Dust and Beauty: A Lenten Meditation

“…you are dust
and to dust you shall return.” (Gen 3:19b, NRSV)

Imposed Ashes
Sarah Korf, “penance” (Creative Commons)

I heard this sobering verse twice this week within the space of eighteen hours, in two different churches and as part of two different types of worship services. First, at our church’s Ash Wednesday service, from our senior pastor as he imposed ashes on my forehead and the back of my son Isaiah’s hand. Then Thursday morning, at a nearby Baptist church, in the opening prayer for the memorial service for Nancy Lundquist, former first lady of Bethel University.

Especially in Lent, it’s well that we’re reminded of our origins and ending — at least in this world.
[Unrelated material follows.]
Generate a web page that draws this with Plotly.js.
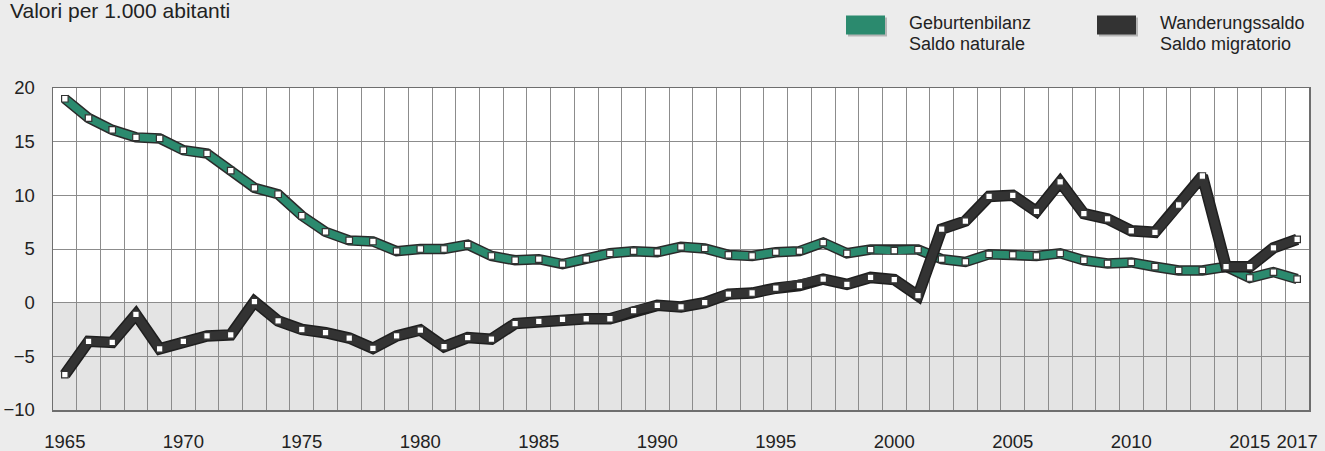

It restores our understanding of our relationship to God: “…we are the clay, and you are our potter,” the prophet Isaiah puts it (64:8), a bit less starkly.

But in both services I was struck by what’s left unsaid in Gen 3:19. Finite, flawed, and precious lives are lived in the break between the first and second phrases:

First: we are dust, but we become something before we return to that state. My son’s favorite worship song puts it this way:

You make beautiful things
You make beautiful things
Out of dust
You make beautiful things
You make beautiful things
Out of us

“It makes my heart happy,” said Isaiah, when I asked him once why he likes that song so much.

And it makes my heart happy to rethink my vocations — as a teacher and father, especially — as playing a part in making beautiful things out of dust. Miracle upon miracle: God creates us, so that we can create.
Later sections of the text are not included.